Принимала ее особая комиссия. «Самобеглая коляска» бодро катилась по ровной дороге. Легко шла она и в гору, не слишком крутую. Шамшуренкова наградили пятьюдесятью рублями и отправили домой.
Что сталось с коляской? Кто на ней ездил? Этого никто не знает.
«Могу подвести Волгу к Москве»
Теперь Леонтий Лукьянович уже никак не мог жить без творческой работы. Новые замыслы теснились в его голове. А что если придумать сани, на которых можно было бы ездить не только зимой, но и летом без лошадей? Изобрел он такие полу-сани, полу-коляску.
Дальше задумался: как устроить путемер, прибор, который указывал бы пройденное расстояние? Сделал и путемер. Он отсчитывал до тысячи верст, и на каждой версте звонил колокольчик.
Не забыл Леонтий Лукьянович и свою самобеглую коляску, размышлял, как сделать ее еще лучше. Он писал в Петербург: «А хотя прежде сделанная мною коляска находится и в действии, но токмо не так в скором ходу, и ежеле позволено будет, то могу сделать той прежней уборнее и ходу скорее и прочнее мастерством».
Все смелее и смелее становились замыслы у талантливого изобретателя, до всего доходившего, как он писал, «своею догадкою». Последние его проекты можно назвать просто грандиозными. Он планировал, например, провести канал от Волги до Москвы-реки. Дальше еще больше, еще смелее. Он предложил устроить «подземную колесную дорогу». Сегодня мы бы сказали – метро. Вот как далеко смотрел и видел этот простой русский крестьянин!
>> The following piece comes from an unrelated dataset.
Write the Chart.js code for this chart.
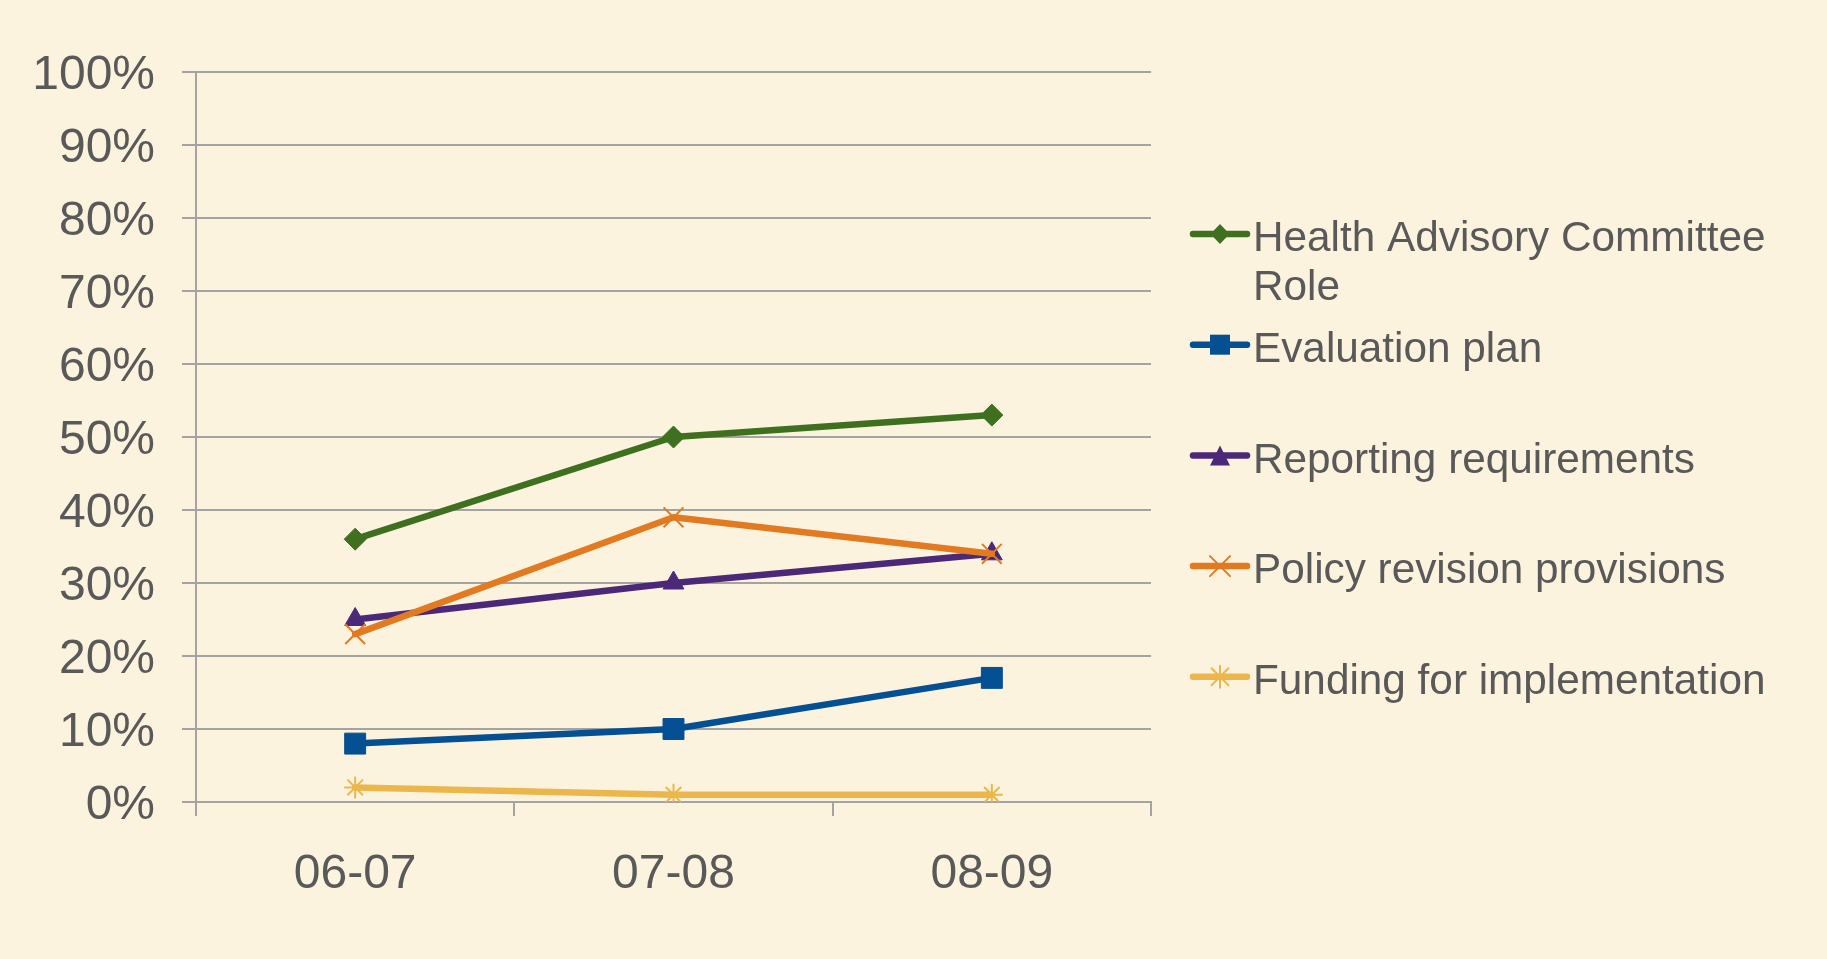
<!DOCTYPE html>
<html>
<head>
<meta charset="utf-8">
<script src="https://cdn.jsdelivr.net/npm/chart.js@4.4.1/dist/chart.umd.min.js"></script>
<style>
  html, body { margin: 0; padding: 0; background: #FCF3DE; }
  #wrap { position: relative; width: 1827px; height: 959px; }
  canvas { display: block; }
</style>
</head>
<body>
<div id="wrap"><canvas id="c" width="1827" height="959"></canvas></div>
<script>
// ---- data ----
const categories = ['06-07', '07-08', '08-09'];
const seriesNames = [
  ['Health Advisory Committee', 'Role'],
  ['Evaluation plan'],
  ['Reporting requirements'],
  ['Policy revision provisions'],
  ['Funding for implementation']
];
const healthAdvisory = [36, 50, 53];
const evaluationPlan = [8, 10, 17];
const reportingReq = [25, 30, 34];
const policyRevision = [23, 39, 34];
const fundingImpl = [2, 1, 1];
const yTickValues = [0, 10, 20, 30, 40, 50, 60, 70, 80, 90, 100];

// ---- styles ----
const colors = ['#3F7020', '#054F93', '#4B2878', '#E27A22', '#EBB74C'];
const styles = ['rectRot', 'rect', 'triangle', 'crossRot', 'star'];
const radii = [11, 14.8, 12, 14, 11];
const textColor = '#595959';
const gridColor = '#A3A3A3';
const FONT = "'Liberation Sans', Arial, sans-serif";

const values = [healthAdvisory, evaluationPlan, reportingReq, policyRevision, fundingImpl];

const datasets = values.map((v, i) => ({
  label: seriesNames[i].join(' '),
  data: v,
  borderColor: colors[i],
  backgroundColor: colors[i],
  borderWidth: 6.5,
  pointStyle: styles[i],
  pointRadius: radii[i],
  pointHoverRadius: radii[i],
  pointBorderWidth: (styles[i] === 'crossRot' || styles[i] === 'star') ? 2 : 1,
  pointBorderColor: colors[i],
  pointBackgroundColor: colors[i],
  tension: 0,
  borderJoinStyle: 'round',
  borderCapStyle: 'round',
  order: values.length - i
}));

function drawMarker(ctx, style, x, y, r, color) {
  ctx.save();
  ctx.fillStyle = color;
  ctx.strokeStyle = color;
  ctx.lineWidth = 2;
  ctx.beginPath();
  if (style === 'rectRot') {
    ctx.moveTo(x - 9.5, y); ctx.lineTo(x, y - 10); ctx.lineTo(x + 9.5, y); ctx.lineTo(x, y + 10);
    ctx.closePath(); ctx.fill();
  } else if (style === 'rect') {
    ctx.rect(x - 10, y - 10, 20, 20); ctx.fill();
  } else if (style === 'triangle') {
    const h = 20, w = 20;
    ctx.moveTo(x, y - h / 2); ctx.lineTo(x + w / 2, y + h / 2); ctx.lineTo(x - w / 2, y + h / 2);
    ctx.closePath(); ctx.fill();
  } else if (style === 'crossRot') {
    const s = 10;
    ctx.moveTo(x - s, y - s); ctx.lineTo(x + s, y + s);
    ctx.moveTo(x + s, y - s); ctx.lineTo(x - s, y + s);
    ctx.stroke();
  } else if (style === 'star') {
    const s = 8.5;
    ctx.moveTo(x, y - r); ctx.lineTo(x, y + r);
    ctx.moveTo(x - r, y); ctx.lineTo(x + r, y);
    ctx.moveTo(x - s, y - s); ctx.lineTo(x + s, y + s);
    ctx.moveTo(x + s, y - s); ctx.lineTo(x - s, y + s);
    ctx.stroke();
  }
  ctx.restore();
}

const legendPlugin = {
  id: 'customLegend',
  afterDraw(chart) {
    const ctx = chart.ctx;
    const x0 = 1193, x1 = 1247, tx = 1253;
    const startY = 234, step = 110.7, lineH = 49;
    ctx.save();
    chart.data.datasets.forEach((ds, i) => {
      const y = startY + i * step;
      ctx.strokeStyle = colors[i];
      ctx.lineWidth = 6.5;
      ctx.lineCap = 'round';
      ctx.beginPath();
      ctx.moveTo(x0, y); ctx.lineTo(x1, y); ctx.stroke();
      drawMarker(ctx, styles[i], (x0 + x1) / 2, y, 11, colors[i]);
      ctx.fillStyle = textColor;
      ctx.font = '42.3px ' + FONT;
      ctx.textAlign = 'left';
      ctx.textBaseline = 'middle';
      seriesNames[i].forEach((t, k) => {
        ctx.fillText(t, tx, y + 5.5 + k * lineH);
      });
    });
    ctx.restore();
  }
};

const bgPlugin = {
  id: 'bg',
  beforeDraw(chart) {
    const ctx = chart.ctx;
    ctx.save();
    ctx.fillStyle = '#FCF3DE';
    ctx.fillRect(0, 0, chart.width, chart.height);
    ctx.restore();
  }
};

new Chart(document.getElementById('c'), {
  type: 'line',
  data: { labels: categories, datasets: datasets },
  plugins: [bgPlugin, legendPlugin],
  options: {
    responsive: false,
    animation: false,
    devicePixelRatio: 1,
    layout: { padding: { left: 0, top: 72, right: 676, bottom: 0 } },
    plugins: { legend: { display: false }, tooltip: { enabled: false } },
    scales: {
      x: {
        type: 'category',
        offset: true,
        afterFit(scale) { scale.height = 157; },
        grid: {
          offset: true,
          drawOnChartArea: false,
          drawTicks: true,
          tickLength: 14,
          color: gridColor,
          lineWidth: 2
        },
        border: { display: true, color: gridColor, width: 2 },
        ticks: {
          color: textColor,
          font: { family: FONT, size: 48 },
          padding: 30,
          maxRotation: 0
        }
      },
      y: {
        min: 0,
        max: 100,
        afterFit(scale) { scale.width = 196; },
        afterBuildTicks(scale) { scale.ticks = yTickValues.map(v => ({ value: v })); },
        grid: {
          color: gridColor,
          lineWidth: 2,
          drawTicks: true,
          tickLength: 14
        },
        border: { display: true, color: gridColor, width: 2 },
        ticks: {
          color: textColor,
          font: { family: FONT, size: 48, lineHeight: 0.15 },
          padding: 27,
          // empty first line shifts the label slightly below its gridline, as in the original
          callback: (v) => ['', v + '%']
        }
      }
    }
  }
});
</script>
</body>
</html>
Андрей Константинович Нартов
1693-1756
Когда Леонтий Шамшуренков строил свой «снаряд» для подъема громадного колокола, он, наверное, видел хмурого седого человека, внимательно следившего за ходом строительства. Это был Андрей Константинович Нартов – знаменитый механик, «личный токарь» Петра I, с которым мастер впервые повстречался здесь, в Москве, юнцом. В тот памятный для него день он так был увлечен работой, что не заметил, как сзади подошел высокий человек в богато расшитом камзоле и тяжелых ботфортах. Только услышал:
– Отменно работаешь! Зело!
Андрей Нартов повернулся и увидел Петра I.
– Дай-ка и я попробую.
Андрей отошел в сторону, и царь, как был в красном камзоле, стал точить.
Отсюда, с третьего яруса Сухаревой башни, далеко была видна Москва. В башне размещалась школа математических и навигационных наук.
На способных людей у Петра I глаз был зорок. Приглянулся ему и Нартов. А тот от года к году все больше и больше проявлял себя в «токарном художестве», и не было ему в Москве равных.
Санкт-Петербург, новая столица, тогда еще строился. Работные люди валили лес. В болотные топи вбивали тяжелые сваи.
Между Невой и Фонтанкой, в саду, украшенном мраморными статуями, вырос Летний дворец Петра I – небольшое двухэтажное здание с позолоченным флюгером на крыше.
Среди многих ремесел, которыми владел Петр I, токарное дело было его самым любимым. В Летнем дворце он велел устроить токарню. Царь вспомнил московского мастера, приказал:
– Вызвать его в Петербург. Станет он моим личным токарем, будет обучать меня.
Удивительным местом была эта токарня. Нередко здесь обсуждались важные государственные дела. В токарне Петр I принимал иностранных послов. И почти всегда при этом бывал Нартов. Он вспоминал, как в токарне суровый царь «за вины знатных людей дубиною подчивал».
Заходить в токарню без спроса, без предупреждения разрешалось далеко немногим. Даже любимцу Петра I князю Меншикову это не позволялось. Однажды Нартов не пустил князя в токарню.
– Хорошо же, – пригрозил Меншиков. – Попомнишь это!
Петр I узнал об угрозе. Рассмеялся:
– Посмотрю, кто дерзнет против токаря моего. Подай-ка, Андрей, чернила и бумагу.
Быстро написал что-то и вернул бумагу Нартову. Там было написано: «Кому не приказано или кто не позван, да не входит сюда, дабы хотя сие место хозяин покойное имел».
– Вот тебе оборона. Прибей сие к дверям. А угрозы не бойся.